1. ✓ Generated synthetic data (scenes + captions + images)
2. ✓ Trained text encoder + image decoder
3. ✓ Visualized training progress
4. ✓ Generated images from test captions
5. ✓ Compared model output with ground truth renderer

### Next Steps

**If results look good:**
- Train on more data (increase `n_samples` to 6000+)
- Train longer (increase `steps` to 100,000)
- Evaluate on compositional generalization (holdout splits)

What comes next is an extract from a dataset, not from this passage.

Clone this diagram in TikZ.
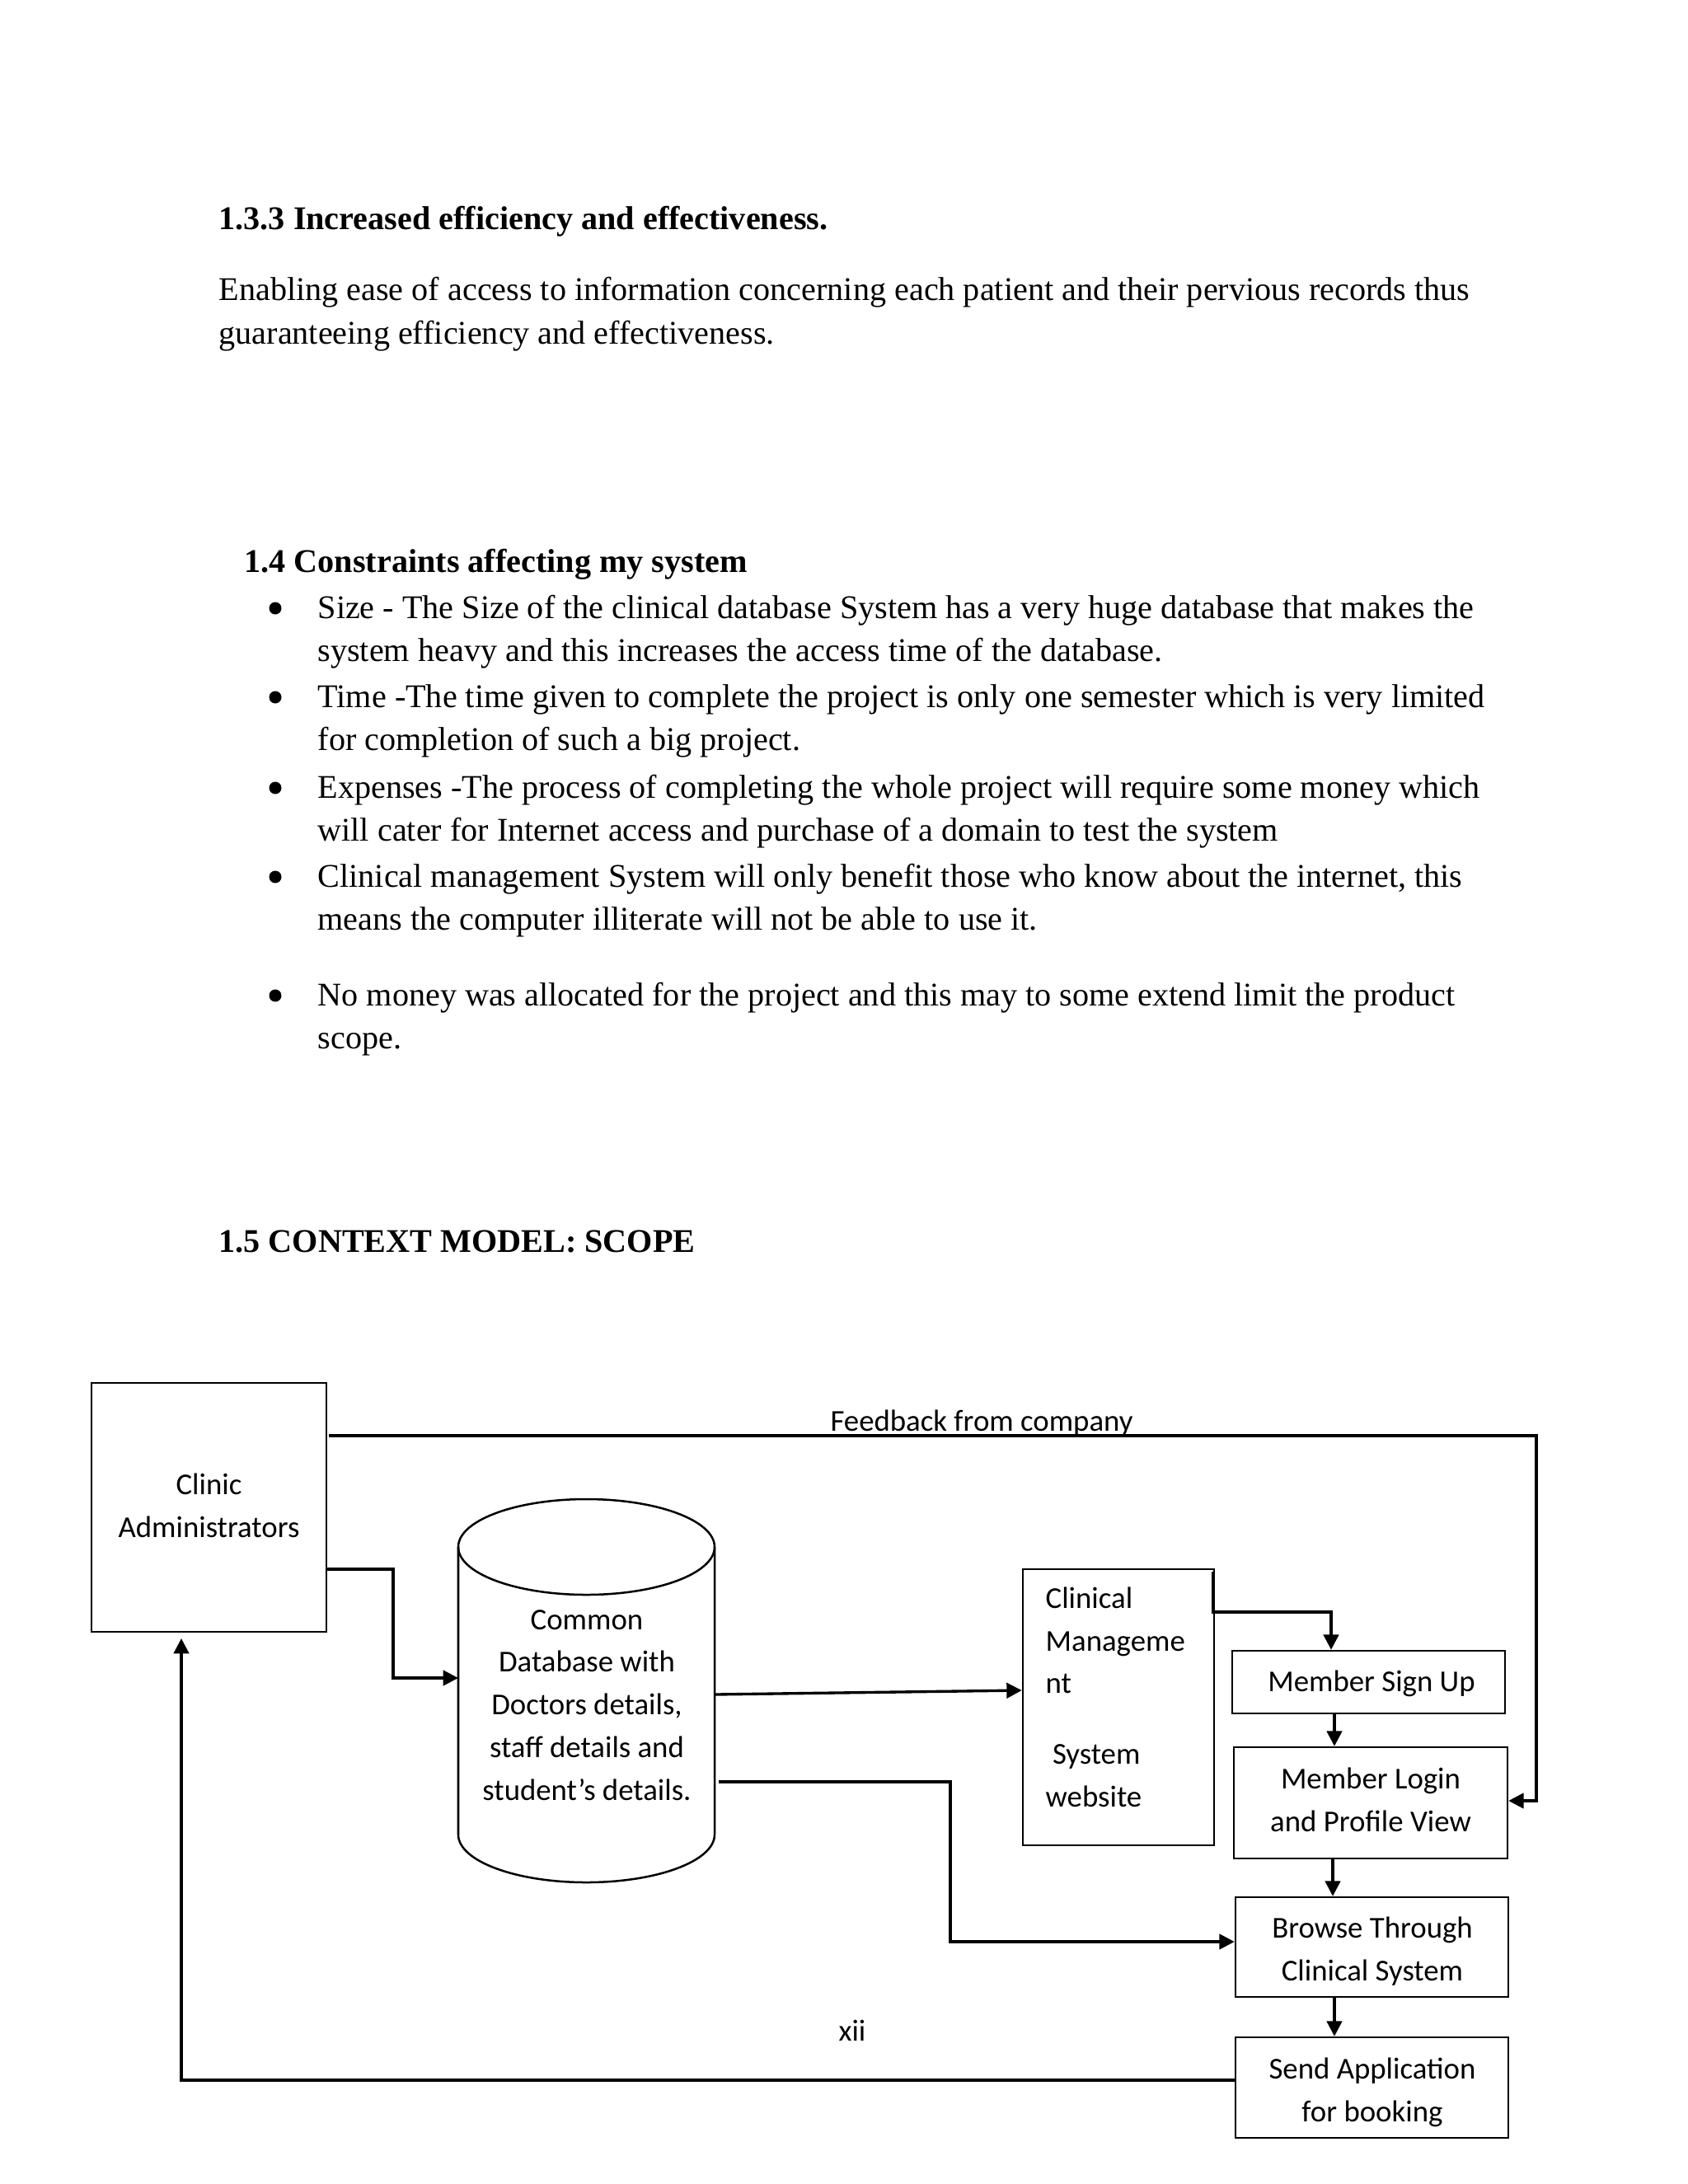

**If results need improvement:**
- Check data quality (visualizations in Step 2)
- Verify metrics (PSNR ≥ 24 dB, SSIM ≥ 0.92)
- Adjust hyperparameters (learning rate, loss weights)

**Files saved:**
- `/content/sample_data.png` - Training data samples
- `/content/training_curves.png` - Training metrics over time
- `/content/latest_samples.png` - Generated samples during training
- `/content/test_generations.png` - Model outputs on test captions
- `/content/teacher_student_comparison.png` - Side-by-side comparison

All checkpoints and logs are saved to your specified save directory (Google Drive if mounted).